Apart from the donor, if the political party disclosed its donations in a specified manner, then it would also not be liable to pay tax, i.e., filing its IT returns with the income tax authorities and Election Commission.
This was done with the hope that it would increase donations by cheque, not cash, which can then be traced. Few donors supported this, and few didn’t support it.
This law was again amended during the term of the UPA government to provide for “pass through” electoral trusts where donors will keep their money with the electoral trusts, which in turn would distribute the same to several political parties.
Both these reformations led to a few donors donating via cheque. Before moving ahead, let’s go through what’s an electoral bond.
What are electoral bonds?
Electoral bonds are an alternative to cash donations, purchased anonymously by donors and are valid for 15 days from the issue date. These are donations to political parties registered under S. 29A of the Representation of the People Act, 1951 and have secured not less than 1% of the votes polled in the last general election to the Lok Sabha or Vidhan Sabha.
This purchase must be disclosed in the donor's account. These bonds can be bought from a specified bank only by a banking instrument, and the political party can then encash them.
Not only the donor, but the political party in its IT returns will also have to reveal the amount of donations it has received via electoral bonds to the Election Commission.
They are sold four times a year (January, April, July and October) in multiples of Rs.1,000, Rs.10,000, Rs.1 lakh, Rs.10 lakh, and Rs.1 crore.
In a gazette notification, it was stated that an additional period of fifteen days shall be given by the Union government in the year of general elections when held to the legislative assembly of states and Union territories with the legislature.
SBI is the solely authorised bank to sell & redeem the bonds. Customers of other banks can also purchase bonds through different payment channels.
Funding of political parties in India
Ultimately, to continue the reform process by NDA & UPA govt, in 2017, after imposing a ban on the circulation of Rs 500 and Rs 1,000 currency notes, PM Modi addressed the national executive meeting of the BJP in Delhi, stating that an urgent need is felt to make the funding process more transparent and that his party was in favour of electoral reforms.
After this, the government introduced these major changes to political funding in India.
Political parties can receive foreign funds.
Corporate funding- Any company can donate any amount of money to any political party.
Any individual, group of people or company can donate money anonymously to any party through electoral bonds.
A non-profit company created in India for receiving voluntary contributions from anyone like a person or a domestic company is electoral trust. (Sec. 29A of Representation of People’s Act.
But many observed that these three changes made the funding process opaque instead of transparent. Presently to fight all the odds, the government agreed with the Election Commission of India (ECI) to reduce the limit for anonymous cash donations from Rs 20,000 to Rs 2,000.
Why is election funding a problem?
1. Criticism of Electoral Bonds
Why are the critics saying that the electoral bonds have made the funding process opaque? See, after the introduction of Electoral Bonds, citizens no longer had access to information about who finances political parties. Even Central Information Commission (CIC) stated that the electoral bonds process should be more transparent and the names of those buying them should be declared.

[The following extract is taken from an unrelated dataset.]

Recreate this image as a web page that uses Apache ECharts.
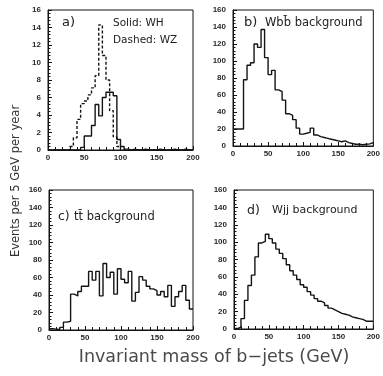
<!DOCTYPE html>
<html>
<head>
<meta charset="utf-8">
<script src="https://cdn.jsdelivr.net/npm/echarts@6/dist/echarts.min.js"></script>
<style>
html,body{margin:0;padding:0;background:#fff;}
#chart{width:383px;height:376px;}
</style>
</head>
<body>
<div id="chart"></div>
<script>
// Bin width (GeV) and x range
const BIN = 5;
const xTickLabels = [0, 50, 100, 150, 200];
const yTicksA = [0, 2, 4, 6, 8, 10, 12, 14, 16];
const yTicksBCD = [0, 20, 40, 60, 80, 100, 120, 140, 160];

// a) WH (solid) and WZ (dashed), events per 5 GeV bin, 0-200 GeV
const whSolid = [0,0,0,0,0,0,0,0,0,0.3, 1.6,1.6,2.8,5.2,3.9,6.0,6.6,6.6,6.2,1.2,
                 0.4,0.1,0,0.1,0,0,0.1,0,0,0, 0.1,0,0,0,0.1,0,0,0.1,0,0];
const wzDashed = [0,0,0,0,0,0,0.4,1.4,3.5,5.3, 5.6,6.3,7.1,8.5,14.3,10.8,8.0,4.5,1.5,0.4,
                  0,0,0,0,0,0,0,0,0,0, 0,0,0,0,0,0,0,0,0,0];
// b) Wbb background
const wbbBkg = [20,20,20,78,95,98,120,116,137,104, 84,89,66,64,54,38,36,31,21,14,
                15,16,21,13,11,10,9,8,7,6, 5,6,4,3,2,2,1.5,2,2.5,4];
// c) tt background
const ttBkg = [1.5,1,0.5,3,9,10,41,39,44,50, 50,67,57,67,39,76,60,66,41,70,
               58,54,67,33,43,61,57,50,47,45, 40,44,38,51,27,38,44,51,34,24];
// d) Wjj background
const wjjBkg = [0.5,2,12,33,50,62,83,99,101,109, 104,99,92,87,81,74,67,62,57,51,
                48,43,39,35,32,30,27,24,22,20, 18,17,16,14,13,12,11,9,9,9];

function toSteps(vals){
  const pts = vals.map((v,i)=>[i*BIN, v]);
  pts.push([vals.length*BIN, vals[vals.length-1]]);
  return pts;
}

const INK = '#141414';
const grids = [
  {left:48, top:10, width:145, height:140},
  {left:233, top:10, width:144, height:136},
  {left:49, top:190, width:144, height:140},
  {left:234, top:190, width:143, height:139}
];

const labelFont = {fontFamily:'Liberation Sans', fontSize:8, fontWeight:'bold', color:'#2a2a2a'};

const xAxes = grids.map((g,i)=>({
  type:'value', gridIndex:i, min:xTickLabels[0], max:xTickLabels[xTickLabels.length-1], interval:50,
  axisLine:{show:true, lineStyle:{color:INK, width:1}},
  axisTick:{show:true, inside:true, length:4, lineStyle:{color:INK, width:1}},
  minorTick:{show:true, splitNumber:5, length:3, lineStyle:{color:INK, width:1}},
  splitLine:{show:false},
  axisLabel:Object.assign({margin:4, showMaxLabel:true, showMinLabel:true}, labelFont)
}));

const yAxes = grids.map((g,i)=>{
  const t = i===0 ? yTicksA : yTicksBCD;
  return {
    type:'value', gridIndex:i, min:t[0], max:t[t.length-1], interval:t[1]-t[0],
    axisLine:{show:true, lineStyle:{color:INK, width:1}},
    axisTick:{show:true, inside:true, length:4, lineStyle:{color:INK, width:1}},
    minorTick:{show:true, splitNumber:5, length:2.5, lineStyle:{color:INK, width:1}},
    splitLine:{show:false},
    axisLabel:Object.assign({margin:7}, labelFont)
  };
});

function hist(name, vals, gi, dashed){
  return {
    name:name, type:'line', step:'end', xAxisIndex:gi, yAxisIndex:gi,
    data:toSteps(vals), symbol:'none', showSymbol:false, animation:false, clip:true,
    lineStyle:{color:INK, width:1.4, type: dashed ? [3,2] : 'solid'}
  };
}

const annFont = 'DejaVu Sans';
const chart = echarts.init(document.getElementById('chart'), null, {renderer:'canvas'});
chart.setOption({
  backgroundColor:'#ffffff',
  animation:false,
  grid: grids.map(g=>Object.assign({show:true, borderColor:INK, borderWidth:1, backgroundColor:'transparent'}, g)),
  xAxis:xAxes,
  yAxis:yAxes,
  series:[
    hist('WZ', wzDashed, 0, true),
    hist('WH', whSolid, 0, false),
    hist('Wbb', wbbBkg, 1, false),
    hist('tt', ttBkg, 2, false),
    hist('Wjj', wjjBkg, 3, false)
  ],
  graphic:[
    {type:'text', left:62, top:16, style:{text:'a)', font:'13px '+annFont, fill:'#222'}},
    {type:'text', left:113, top:18, style:{text:'Solid: WH', font:'10.5px '+annFont, fill:'#222'}},
    {type:'text', left:113, top:35, style:{text:'Dashed: WZ', font:'10.5px '+annFont, fill:'#222'}},
    {type:'text', left:244, top:16, style:{text:'b)', font:'13px '+annFont, fill:'#222'}},
    {type:'text', left:265, top:17, style:{text:'Wbb\u0304 background', font:'11.5px '+annFont, fill:'#222'}},
    {type:'text', left:58, top:210, style:{text:'c)', font:'12.5px '+annFont, fill:'#222'}},
    {type:'text', left:74, top:211, style:{text:'tt\u0304 background', font:'11.5px '+annFont, fill:'#222'}},
    {type:'text', left:247, top:204, style:{text:'d)', font:'12.5px '+annFont, fill:'#222'}},
    {type:'text', left:272, top:205, style:{text:'Wjj background', font:'11px '+annFont, fill:'#222'}},
    {type:'text', x:16, y:181, rotation:Math.PI/2,
      style:{text:'Events per 5 GeV per year', font:'11.5px '+annFont, fill:'#333', textAlign:'center', textVerticalAlign:'middle'}},
    {type:'text', x:214, y:357,
      style:{text:'Invariant mass of b\u2212jets (GeV)', font:'17.5px '+annFont, fill:'#4a4a4a', textAlign:'center', textVerticalAlign:'middle'}}
  ]
});
</script>
</body>
</html>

Despite this, all political parties have refused to accept the transparency that comes with the RTI. The financing limits need to be properly established.

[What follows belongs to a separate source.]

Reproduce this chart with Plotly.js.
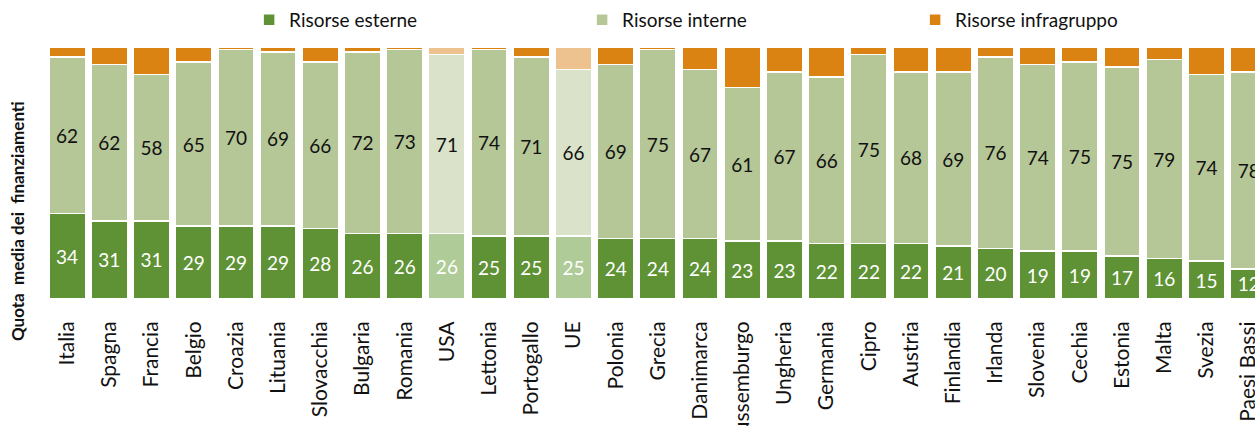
<!DOCTYPE html>
<html>
<head>
<meta charset="utf-8">
<script src="https://cdn.plot.ly/plotly-3.0.1.min.js"></script>
<style>html,body{margin:0;padding:0;background:#fff;}#chart{width:1255px;height:426px;}</style>
</head>
<body>
<div id="chart"></div>
<script>
const categories = ["Italia","Spagna","Francia","Belgio","Croazia","Lituania","Slovacchia","Bulgaria","Romania","USA","Lettonia","Portogallo","UE","Polonia","Grecia","Danimarca","Lussemburgo","Ungheria","Germania","Cipro","Austria","Finlandia","Irlanda","Slovenia","Cechia","Estonia","Malta","Svezia","Paesi Bassi"];
const esterne =     [34,31,31,29,29,29,28,26,26,26,25,25,25,24,24,24,23,23,22,22,22,21,20,19,19,17,16,15,12];
const interne =     [62,62,58,65,70,69,66,72,73,71,74,71,66,69,75,67,61,67,66,75,68,69,76,74,75,75,79,74,78];
const infragruppo = [4,7,11,6,1,2,6,2,1,3,1,4,9,7,1,9,16,10,12,3,10,10,4,7,6,8,5,11,10];
const highlighted = ["USA","UE"];

const FONT = "Lato, 'Open Sans', sans-serif";
function cols(normal, faded){ return categories.map(c => highlighted.includes(c) ? faded : normal); }

const common = {type:'bar', x:categories, textposition:'inside', insidetextanchor:'middle',
  hoverinfo:'skip', cliponaxis:false, constraintext:'none'};

const traces = [
  Object.assign({}, common, {name:'Risorse esterne', y:esterne, text:esterne.map(String),
    textfont:{color:'#ffffff', size:19, family:FONT},
    marker:{color:cols('#5E9234','#AECB98'), line:{color:'#ffffff', width:1.5}}}),
  Object.assign({}, common, {name:'Risorse interne', y:interne, text:interne.map(String),
    textfont:{color:'#111111', size:19, family:FONT},
    marker:{color:cols('#B5C697','#DAE2C9'), line:{color:'#ffffff', width:1.5}}}),
  Object.assign({}, common, {name:'Risorse infragruppo', y:infragruppo, text:infragruppo.map(()=>''),
    textfont:{color:'#111111', size:19, family:FONT},
    marker:{color:cols('#DA8312','#EEC28E'), line:{color:'#ffffff', width:1.5}}})
];

const layout = {
  width:1255, height:426,
  margin:{l:46, r:0, t:47, b:127},
  barmode:'stack', bargap:0.14,
  paper_bgcolor:'#ffffff', plot_bgcolor:'#ffffff',
  font:{family:FONT, color:'#111111', size:18},
  showlegend:true,
  legend:{orientation:'h', x:0.168, xanchor:'left', y:0.998, yanchor:'top', yref:'container',
    entrywidth:288, entrywidthmode:'pixels', font:{size:19, family:FONT, color:'#111'},
    traceorder:'normal', bgcolor:'rgba(0,0,0,0)'},
  xaxis:{type:'category', range:[-0.5, 28.15], tickangle:-90, showgrid:false, zeroline:false,
    showline:false, ticks:'outside', ticklen:13, tickcolor:'rgba(0,0,0,0)',
    tickfont:{size:21, family:FONT, color:'#111'}, automargin:false},
  yaxis:{range:[0,100], showgrid:false, zeroline:false, showline:false, showticklabels:false, ticks:'', fixedrange:true},
  annotations:[{text:'<b>Quota&nbsp; media dei&nbsp; finanziamenti</b>', xref:'paper', yref:'paper',
    x:-0.023, y:0.31, xanchor:'center', yanchor:'middle', textangle:-90, showarrow:false,
    font:{size:17, family:FONT, color:'#111'}}]
};

Plotly.newPlot('chart', traces, layout, {displayModeBar:false, staticPlot:true});
</script>
</body>
</html>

For example, there was a limit on how much money a firm may donate to a political party from its revenues, with no top limit as of now.
According to information from the EC & the IT Department and reports from political parties, 90% of funds go to just one party. So, EC criticized Modi’s electoral bond scheme.

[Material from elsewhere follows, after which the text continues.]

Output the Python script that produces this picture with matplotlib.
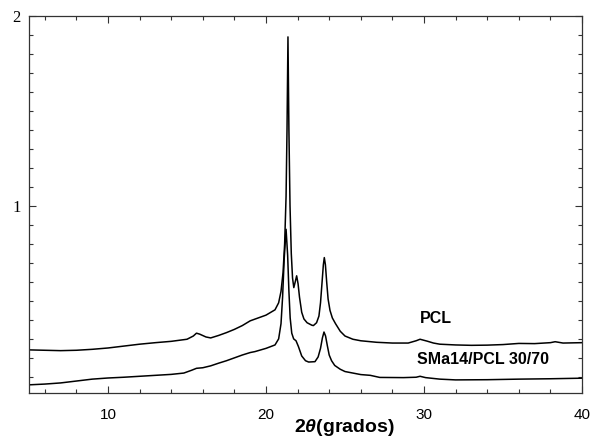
import matplotlib.pyplot as plt
import numpy as np
from matplotlib.ticker import MultipleLocator, FixedLocator

plt.rcParams['mathtext.fontset'] = 'custom'
plt.rcParams['mathtext.it'] = 'Liberation Sans:italic:bold'
plt.rcParams['mathtext.rm'] = 'Liberation Sans:bold'

# PCL (upper curve)
x_pcl = [5.0, 6.0, 7.0, 8.0, 9.0, 10.0, 11.0, 12.0, 13.0, 14.0, 15.0, 15.4, 15.6,
         15.8, 16.2, 16.5, 17.0, 17.5, 18.0, 18.5, 19.0, 19.5, 20.0, 20.57, 20.8,
         20.95, 21.08, 21.18, 21.27, 21.33, 21.39, 21.45, 21.52, 21.6, 21.68,
         21.76, 21.85, 21.94, 22.03, 22.12, 22.26, 22.4, 22.6, 22.9, 23.0, 23.2,
         23.35, 23.45, 23.55, 23.63, 23.69, 23.76, 23.84, 23.93, 24.05, 24.2,
         24.4, 24.7, 25.0, 25.5, 26.0, 27.0, 28.0, 29.0, 29.5, 29.75, 30.2, 30.6,
         31.0, 32.0, 33.0, 34.0, 35.0, 36.0, 37.0, 38.0, 38.3, 38.8, 40.0]
y_pcl = [0.242, 0.240, 0.238, 0.240, 0.245, 0.252, 0.262, 0.272, 0.280, 0.287,
         0.298, 0.315, 0.330, 0.325, 0.310, 0.305, 0.318, 0.333, 0.350, 0.370,
         0.395, 0.410, 0.425, 0.453, 0.490, 0.550, 0.650, 0.800, 1.05, 1.40,
         1.89, 1.40, 1.00, 0.75, 0.62, 0.57, 0.60, 0.632, 0.59, 0.52, 0.44,
         0.405, 0.385, 0.372, 0.370, 0.385, 0.420, 0.490, 0.600, 0.690, 0.728,
         0.690, 0.600, 0.510, 0.450, 0.410, 0.380, 0.340, 0.315, 0.298, 0.290,
         0.282, 0.278, 0.278, 0.290, 0.298, 0.288, 0.278, 0.272, 0.268, 0.266,
         0.267, 0.270, 0.276, 0.275, 0.280, 0.285, 0.278, 0.280]

# SMa14/PCL 30/70 (lower curve)
x_blend = [5.0, 6.0, 7.0, 8.0, 9.0, 10.0, 11.0, 12.0, 13.0, 14.0, 14.8, 15.3,
           15.6, 16.0, 16.5, 17.0, 17.5, 18.0, 18.5, 19.0, 19.3, 20.0, 20.57,
           20.8, 20.95, 21.05, 21.15, 21.27, 21.37, 21.45, 21.53, 21.63, 21.75,
           21.9, 22.05, 22.26, 22.5, 22.7, 23.1, 23.3, 23.45, 23.57, 23.67, 23.77,
           23.88, 24.0, 24.15, 24.35, 24.7, 25.0, 26.0, 26.6, 27.2, 28.7, 29.5,
           29.75, 30.1, 31.0, 32.0, 34.0, 36.0, 38.0, 40.0]
y_blend = [0.058, 0.062, 0.068, 0.078, 0.088, 0.094, 0.098, 0.103, 0.108, 0.113,
           0.120, 0.135, 0.145, 0.148, 0.158, 0.172, 0.185, 0.200, 0.215, 0.228,
           0.233, 0.250, 0.268, 0.300, 0.380, 0.520, 0.720, 0.877, 0.740, 0.550,
           0.410, 0.330, 0.300, 0.290, 0.260, 0.210, 0.185, 0.178, 0.180, 0.205,
           0.250, 0.305, 0.336, 0.315, 0.265, 0.215, 0.185, 0.160, 0.140, 0.128,
           0.112, 0.108, 0.097, 0.096, 0.098, 0.103, 0.096, 0.088, 0.084, 0.085,
           0.088, 0.090, 0.093]

fig = plt.figure(figsize=(5.93, 4.40), dpi=100)
ax = fig.add_axes([29/593, 47/440, 553/593, 377/440])

ax.plot(x_pcl, y_pcl, color='black', lw=1.1)
ax.plot(x_blend, y_blend, color='black', lw=1.1)

ax.set_xlim(5, 40)
ax.set_ylim(0.015, 2.0)

ax.xaxis.set_major_locator(FixedLocator([10, 20, 30, 40]))
ax.xaxis.set_minor_locator(MultipleLocator(2))
ax.yaxis.set_major_locator(FixedLocator([1, 2]))
ax.yaxis.set_minor_locator(MultipleLocator(0.1))
ax.tick_params(which='both', direction='in', top=True, right=True, color='#333333')
ax.tick_params(which='major', length=5, width=0.8)
ax.tick_params(which='minor', length=3, width=0.8)
ax.tick_params(axis='x', pad=11, labelsize=11)
ax.tick_params(axis='y', pad=6)
for lab in ax.get_xticklabels():
    lab.set_family('Liberation Sans')
ax.set_yticklabels(['1', '2'], family='Liberation Serif', fontsize=12)
for sp in ax.spines.values():
    sp.set_linewidth(0.9)
    sp.set_color('#333333')

ax.text(30.76, 0.405, 'PCL', ha='center', va='center', fontsize=11.5,
        fontweight='bold', family='Liberation Sans')
ax.text(33.75, 0.19, 'SMa14/PCL 30/70', ha='center', va='center', fontsize=11.5,
        fontweight='bold', family='Liberation Sans')

fig.text(344/593, 1 - 427/440, r'2$\mathit{\theta}$(grados)', ha='center', va='center',
         fontsize=14, fontweight='bold', family='Liberation Sans')

fig.savefig('out.png', dpi=100)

2. Criticism of foreign fundings
The Election Commission (EC) has criticised Narendra Modi's decision to allow foreign funding of Indian political parties. The electoral bond project and removal of caps upon corporate funding would have “serious consequences on the transparency.
EC didn’t favour the Centre’s decision to amend the Foreign Contribution Regulation Act, 2010 which ensured that funds received by political parties since 1976 cannot be investigated. So, this could permit “unchecked foreign funding of political parties in India” and “Indian policies being influenced by foreign companies”.
3. Criticism of corporate funding
The 2017 Finance Bill had also been in favour of the government as it amended Section 182 of the Companies Act of 2013 (governs corporate funding), under which even loss-making companies can also contribute to political parties & limit of 7.5% for corporate donations to political parties has been removed. Now corporations are free to donate any amount & are not liable to declare the donation recipients.
Election Bonds are one of the major topics in electoral financing. Many public interest litigations have been filed in the Supreme Court on electoral bonds wherein Judiciary has been insisting on making the Electoral Bonds entirely public so that voters may see the source of political funding in India as many other leading democracies worldwide, like the United States and EU countries, have access to similar data.